An old Scottish legend has it that, one day in the 1400s, a young lady from Girvan in Ayrshire planted the hairy tree. Not long after, the angry community of Girvan hanged her from it. Her crime? She was the daughter of East Lothian’s most notorious son, the evil cannibal, Sawney Bean.
Sawney Bean was born Alexander Bean in East Lothian, during the 14th or 15th century. His father, who earned a respectable living gardening for the local townsfolk, raised him. Sawney was less enthusiastic about working for his money though – an early sign he was headed for trouble and a life beyond the law.
Not long out of his teens, Sawney met and fell in love with a local woman. They ran away from East Lothian to start a new life together. After much meandering they set up home in a cave near Bennane Head in South Ayrshire. The couple remained there and raised fourteen children, who, when old enough and through incest, gave birth to eighteen sons and fourteen daughters. Altogether, fortyeight members of the same family lived together in the same cave.
During the middle ages, Scotland and its deserted roads could be a highly dangerous place but now, with the Bean clan hatching a deadly plan, they were to become many times worse.
Ever since they had moved to the cave, Bean and his wife had taken advantage of the remoteness of the area by robbing travellers for their money and any items of value they could make use of. Now, with the pair struggling to provide food for their growing family, Sawney decided it was time to take things to the next level. Instead of wasting time on their victims, who were often dead anyway, Sawney would use the bodies to feed himself and his family.
Easy
Bean soon realised that it was less exhausting and more productive than he had imagined. From now on, the clan would lay a trap for unsuspecting travellers. Sawney spread his children across the deserted landscape around where they lived, to minimise the possibility of any victim escaping. They would lie in wait until an unfortunate soul came by.

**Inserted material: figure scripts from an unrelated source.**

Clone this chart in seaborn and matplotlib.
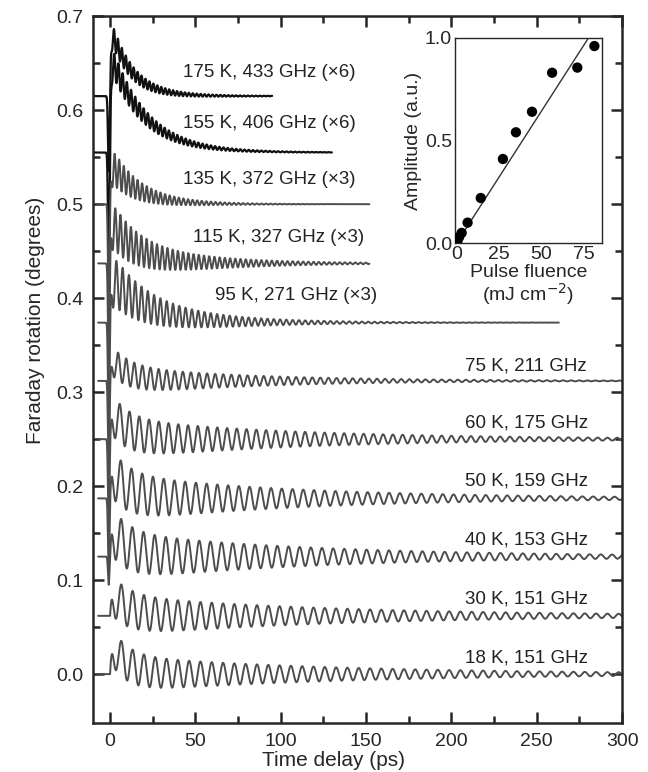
import numpy as np
import matplotlib
matplotlib.use('Agg')
import matplotlib.pyplot as plt
import seaborn as sns

# Faraday rotation traces, listed top to bottom
temps = [175, 155, 135, 115, 95, 75, 60, 50, 40, 30, 18]
freqs_ghz = [433, 406, 372, 327, 271, 211, 175, 159, 153, 151, 151]
gains = ['×6', '×6', '×3', '×3', '×3', '', '', '', '', '', '']
baselines = [0.615, 0.555, 0.500, 0.437, 0.374, 0.312, 0.250, 0.187, 0.125, 0.062, 0.000]
osc_amp = [0.012, 0.015, 0.020, 0.025, 0.028, 0.016, 0.022, 0.026, 0.026, 0.022, 0.020]
osc_decay = [25, 30, 25, 44, 45, 80, 110, 110, 120, 130, 130]
bg_amp = [0.075, 0.105, 0.045, 0.045, 0.050, 0.025, 0.030, 0.030, 0.030, 0.025, 0.035]
bg_decay = [12, 20, 15, 15, 20, 10, 10, 10, 10, 10, 9]
rise_time = [0.6, 0.6, 0.8, 0.8, 1.0, 1.2, 1.2, 1.2, 1.2, 1.5, 1.5]
spike_depth = [0.08, 0.12, 0.12, 0.12, 0.12, 0.10, 0.10, 0.08, 0.03, 0.0, 0.0]
t_start = [-10, -10, -7, -7, -7, -7, -7, -7, -7, -7, -7]
t_end = [95, 130, 152, 152, 263, 300, 300, 300, 300, 300, 300]
label_t = [42.7, 42.7, 42.7, 48.5, 61.4, 208, 208, 208, 208, 208, 208]
label_y = [0.640, 0.586, 0.526, 0.465, 0.403, 0.328, 0.267, 0.205, 0.143, 0.080, 0.017]

# inset: oscillation amplitude vs pump fluence
fluence = [0.5, 1.5, 3.0, 6.5, 14.3, 27.4, 35.1, 44.6, 56.5, 71.4, 81.5]
amplitude = [0.01, 0.03, 0.05, 0.10, 0.22, 0.41, 0.54, 0.64, 0.83, 0.855, 0.96]
fit_x = [0, 80]
fit_y = [0, 1.025]

sns.set_style('ticks')
plt.rcParams['font.family'] = ['Liberation Sans', 'DejaVu Sans']

fig = plt.figure(figsize=(6.48, 7.72), dpi=100)
ax = fig.add_axes([0.1435, 0.0635, 0.8165, 0.9155])

for i in range(len(temps)):
    t = np.arange(t_start[i], t_end[i], 0.05)
    f = freqs_ghz[i] * 1e-3
    tp = np.clip(t, 0, None)
    signal = (bg_amp[i] * np.exp(-tp / bg_decay[i])
              + osc_amp[i] * np.exp(-tp / osc_decay[i]) * np.cos(2 * np.pi * f * tp))
    signal = np.where(t < 0, 0, signal * (1 - np.exp(-tp / rise_time[i])))
    spike = -spike_depth[i] * np.exp(-((t + 0.8) / 0.6) ** 2)
    y = baselines[i] + signal + spike
    color = '#111111' if i < 2 else '#4d4d4d'
    lw = 1.6 if i < 2 else 1.4
    sns.lineplot(x=t, y=y, ax=ax, color=color, lw=lw, estimator=None, sort=False)

    txt = f'{temps[i]} K, {freqs_ghz[i]} GHz'
    if gains[i]:
        txt += f' ({gains[i]})'
    ax.text(label_t[i], label_y[i], txt, fontsize=13.5, ha='left', va='center', color='#222222')

ax.set_xlim(-10, 300)
ax.set_ylim(-0.052, 0.7)
ax.set_xticks([0, 50, 100, 150, 200, 250, 300])
ax.set_xticks([25, 75, 125, 175, 225, 275], minor=True)
ax.set_yticks([0.0, 0.1, 0.2, 0.3, 0.4, 0.5, 0.6, 0.7])
ax.set_yticks(np.arange(0.05, 0.7, 0.1), minor=True)
ax.tick_params(which='both', direction='in', top=True, right=True, width=1.8, labelsize=14, pad=7)
ax.tick_params(which='major', length=8)
ax.tick_params(which='minor', length=5)
for s in ax.spines.values():
    s.set_linewidth(1.8)
ax.set_xlabel('Time delay (ps)', fontsize=15, labelpad=3)
ax.xaxis.set_label_coords(0.455, -0.04)
ax.set_ylabel('Faraday rotation (degrees)', fontsize=15, labelpad=8)
ax.yaxis.set_label_coords(-0.09, 0.57)

# inset
ins = fig.add_axes([0.702, 0.685, 0.227, 0.266])
sns.lineplot(x=fit_x, y=fit_y, ax=ins, color='#333333', lw=1.0)
sns.scatterplot(x=fluence, y=amplitude, ax=ins, color='black', s=55, edgecolor='none', zorder=3)
ins.set_xlim(-1, 86)
ins.set_ylim(0, 1.0)
ins.set_xticks([0, 25, 50, 75])
ins.set_yticks([0.0, 0.5, 1.0])
ins.set_yticklabels(['0.0', '0.5', '1.0'])
ins.tick_params(direction='in', length=0, labelsize=14, pad=2)
for s in ins.spines.values():
    s.set_linewidth(1.0)
ins.set_xlabel('Pulse fluence\n(mJ cm$^{-2}$)', fontsize=14, labelpad=1, linespacing=1.0)
ins.set_ylabel('Amplitude (a.u.)', fontsize=14, labelpad=2)

fig.savefig('out.png', dpi=100)
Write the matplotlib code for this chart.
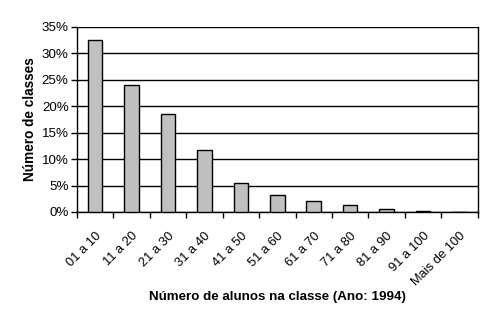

After their murders, the corpses were taken back to the cave, where they would be stripped of their possessions. They were then dismembered, disembowelled and eaten by the family. Anything left over would be pickled and saved for later.
By now, the people whose loved ones had failed to return home were becoming suspicious of the area. The disappearances were becoming daily and it wasn’t long before the entire town was gripped by fear: (It is reported that innocent strangers passing through were hanged when suspicion fell on them, as well as innkeepers, who were often the last to see the missing travellers). Still the vanishings continued. Then, one day, things came to a bloody climax.
The Beginning of the End
A man and his wife were riding on horseback through the woods on their way home from a fair. Sawney and his family lay in wait. They attacked the helpless couple and killed the woman instantly, ripping out her insides and eating them on the spot. Devastated by his wife’s gruesome death, the man bravely fought off the Beans with his sword, horse and bare hands. It was then that around two dozen men and women also returning from the fair came into view. Stunned and sickened by what they saw, they chased the family away. It was the beginning of the end for the Beans.
King James I of Scotland, who had received word of the slayings, was so angry that he travelled to the area himself in a bid to hunt down the perpetrators. With him, he brought four hundred men and dogs. One night, the dogs reached the cave at Bennane Head. The entrance was well hidden but the dogs started to bark uncontrollably. Cautiously, the army entered the cave. What they saw made even the most hardened of soldiers vomit. The cave was a gruesome sight, decorated with human remains from top to bottom. Trophies from hundreds of murders were everywhere. Quickly the Beans were captured and placed under arrest.
They were taken to Edinburgh and thrown into the Tolbooth Jail. Not long afterwards, they were split up and taken to either Glasgow or Leith. The family, who, until then, had never spent a day apart, was now ripped apart just as they had ripped apart their victims.
Sawney and his family were not considered human beings, but monsters, and so were sentenced to death without a trial. The women were made to watch as the men had their hands and feet cut off and were left to bleed to death. The women were then thrown on three fires and burned alive. It was an execution that hardly matched the brutality of the crimes they had committed for over twenty five years.
But finally, that part of Ayrshire that had previously been peaceful and serene, could be that way once more.
How Much Truth, How Much Fiction?
Any tale dating from that time has inevitably been embroidered but there are several inconsistancies that stick out. Firstly, Sawney Bean’s exploits are linked to Galloway, yet the cave associated with his deeds is in Ayrshire, so the location is uncertain. Secondly, although there are limited records from this time, it is strange that there are no records at all of the executions of the various innocent parties, of the disappearances of travellers in the Ayrshire area, nor of the intervention of the King.
According to Fiona Black in The Polar Twins, the tale was probably an English invention to denigrate the Scots after Jacobite rebellion. There are however records of periods of famine, and some occurrences of cannibalism, in Scotland in the late 15th century.
It also possible that the story was invented for the chapbooks and broadsheets of the day, to satisfy the same hunger for horror that we have today.